- Collected data entries
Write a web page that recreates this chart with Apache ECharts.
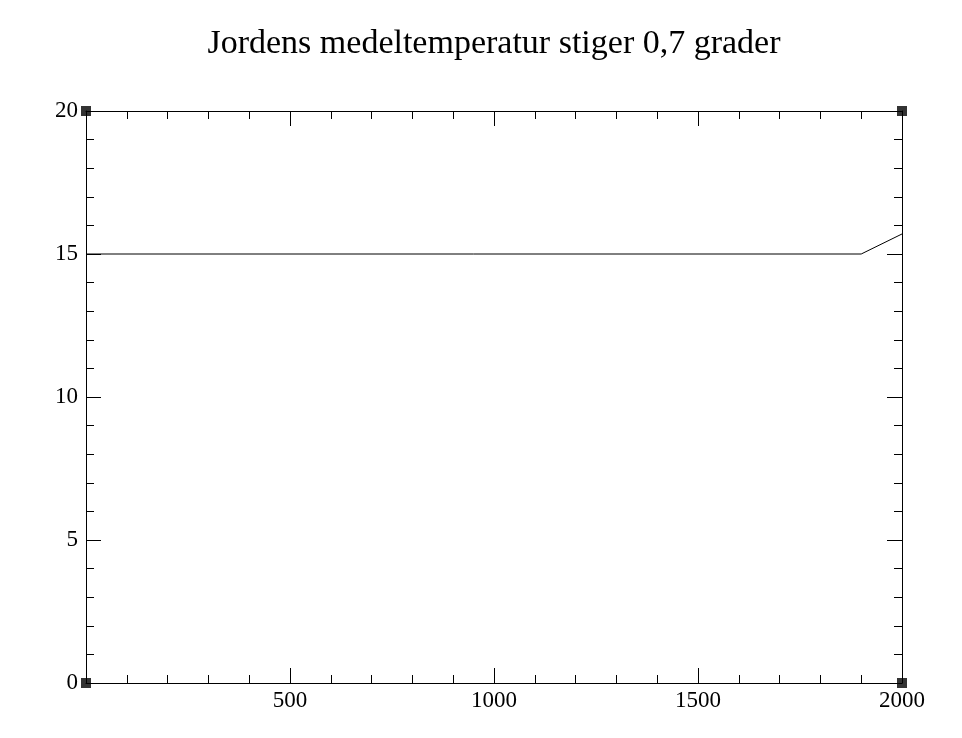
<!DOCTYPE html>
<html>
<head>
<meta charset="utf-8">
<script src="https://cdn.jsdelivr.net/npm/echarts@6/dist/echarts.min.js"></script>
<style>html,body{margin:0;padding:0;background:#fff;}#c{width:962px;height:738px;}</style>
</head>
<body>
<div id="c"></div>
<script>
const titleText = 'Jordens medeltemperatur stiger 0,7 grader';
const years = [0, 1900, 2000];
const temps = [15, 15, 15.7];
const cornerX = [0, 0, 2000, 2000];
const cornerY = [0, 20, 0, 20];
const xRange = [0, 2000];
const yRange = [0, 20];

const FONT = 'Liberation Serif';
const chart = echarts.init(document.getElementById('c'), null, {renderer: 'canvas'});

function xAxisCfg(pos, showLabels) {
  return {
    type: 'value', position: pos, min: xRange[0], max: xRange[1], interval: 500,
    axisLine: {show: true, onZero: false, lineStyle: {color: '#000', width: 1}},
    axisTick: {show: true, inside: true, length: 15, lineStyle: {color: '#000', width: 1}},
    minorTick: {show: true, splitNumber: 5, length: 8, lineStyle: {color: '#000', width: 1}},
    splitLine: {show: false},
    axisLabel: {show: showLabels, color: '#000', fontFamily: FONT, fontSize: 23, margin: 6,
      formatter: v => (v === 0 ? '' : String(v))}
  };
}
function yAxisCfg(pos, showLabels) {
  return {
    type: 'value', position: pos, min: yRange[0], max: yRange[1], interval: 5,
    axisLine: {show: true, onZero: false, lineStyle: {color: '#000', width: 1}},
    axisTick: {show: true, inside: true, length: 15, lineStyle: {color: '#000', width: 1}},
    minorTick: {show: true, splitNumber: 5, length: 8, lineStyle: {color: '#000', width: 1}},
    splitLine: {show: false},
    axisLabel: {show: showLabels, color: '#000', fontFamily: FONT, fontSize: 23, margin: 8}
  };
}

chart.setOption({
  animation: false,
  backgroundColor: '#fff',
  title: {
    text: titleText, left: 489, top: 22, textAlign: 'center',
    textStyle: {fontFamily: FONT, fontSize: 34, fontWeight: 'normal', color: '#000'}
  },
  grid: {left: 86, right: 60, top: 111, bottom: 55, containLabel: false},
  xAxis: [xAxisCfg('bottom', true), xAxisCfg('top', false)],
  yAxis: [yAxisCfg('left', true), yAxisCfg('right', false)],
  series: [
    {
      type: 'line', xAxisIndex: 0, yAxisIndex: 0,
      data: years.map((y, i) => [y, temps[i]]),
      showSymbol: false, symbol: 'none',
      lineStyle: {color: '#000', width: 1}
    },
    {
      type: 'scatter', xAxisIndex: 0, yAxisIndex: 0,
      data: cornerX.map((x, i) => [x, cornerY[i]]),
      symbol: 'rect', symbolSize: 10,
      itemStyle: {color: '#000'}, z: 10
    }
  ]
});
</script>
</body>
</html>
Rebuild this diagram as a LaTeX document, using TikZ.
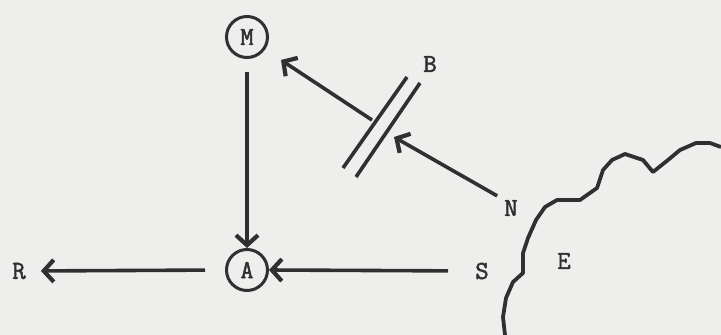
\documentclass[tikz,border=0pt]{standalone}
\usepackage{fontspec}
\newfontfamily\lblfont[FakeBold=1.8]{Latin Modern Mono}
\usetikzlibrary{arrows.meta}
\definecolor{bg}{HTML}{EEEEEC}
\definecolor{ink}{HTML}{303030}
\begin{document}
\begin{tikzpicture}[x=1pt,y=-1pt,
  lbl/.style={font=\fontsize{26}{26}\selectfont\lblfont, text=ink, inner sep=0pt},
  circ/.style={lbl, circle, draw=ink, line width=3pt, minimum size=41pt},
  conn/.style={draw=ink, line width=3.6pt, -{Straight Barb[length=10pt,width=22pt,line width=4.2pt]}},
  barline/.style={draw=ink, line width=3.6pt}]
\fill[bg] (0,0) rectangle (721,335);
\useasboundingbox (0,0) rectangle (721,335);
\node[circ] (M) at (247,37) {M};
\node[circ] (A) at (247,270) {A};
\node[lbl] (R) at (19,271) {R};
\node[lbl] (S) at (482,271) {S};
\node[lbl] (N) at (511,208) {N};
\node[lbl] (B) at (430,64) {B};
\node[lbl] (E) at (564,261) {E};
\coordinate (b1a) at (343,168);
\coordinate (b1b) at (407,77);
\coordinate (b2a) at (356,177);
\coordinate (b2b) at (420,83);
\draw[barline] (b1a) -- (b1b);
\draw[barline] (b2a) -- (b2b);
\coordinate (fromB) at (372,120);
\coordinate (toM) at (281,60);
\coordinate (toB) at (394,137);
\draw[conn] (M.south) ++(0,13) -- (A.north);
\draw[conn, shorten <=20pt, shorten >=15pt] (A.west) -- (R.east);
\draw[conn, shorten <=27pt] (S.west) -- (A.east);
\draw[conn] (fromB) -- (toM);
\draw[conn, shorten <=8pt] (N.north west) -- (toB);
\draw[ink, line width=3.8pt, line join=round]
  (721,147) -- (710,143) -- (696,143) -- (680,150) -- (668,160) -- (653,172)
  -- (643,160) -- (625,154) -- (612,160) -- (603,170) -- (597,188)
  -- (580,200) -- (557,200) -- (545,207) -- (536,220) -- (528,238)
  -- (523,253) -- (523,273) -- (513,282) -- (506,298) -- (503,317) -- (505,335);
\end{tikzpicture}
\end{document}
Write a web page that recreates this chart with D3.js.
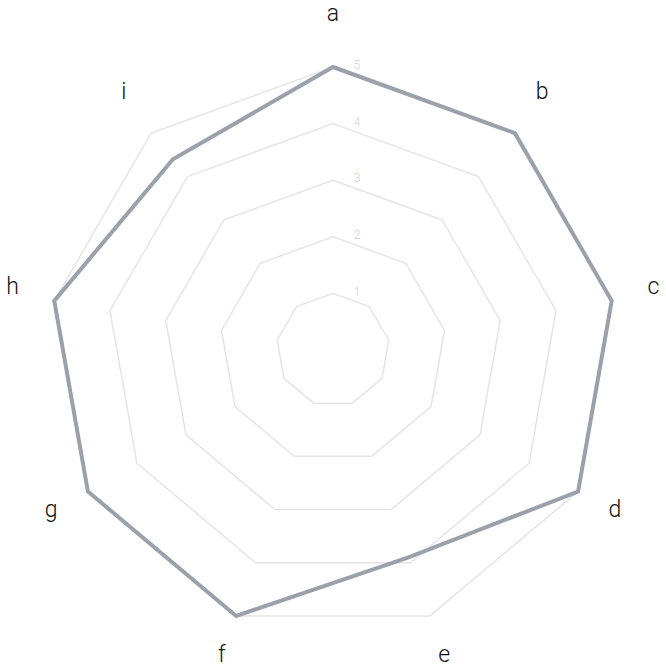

- DIRECTIVE
Extract every line of the records above that contains the word "with".

- ANSWER TO THIS EXERCISE
Write a web page that recreates this chart with Apache ECharts.
Write a web page that recreates this chart with D3.js.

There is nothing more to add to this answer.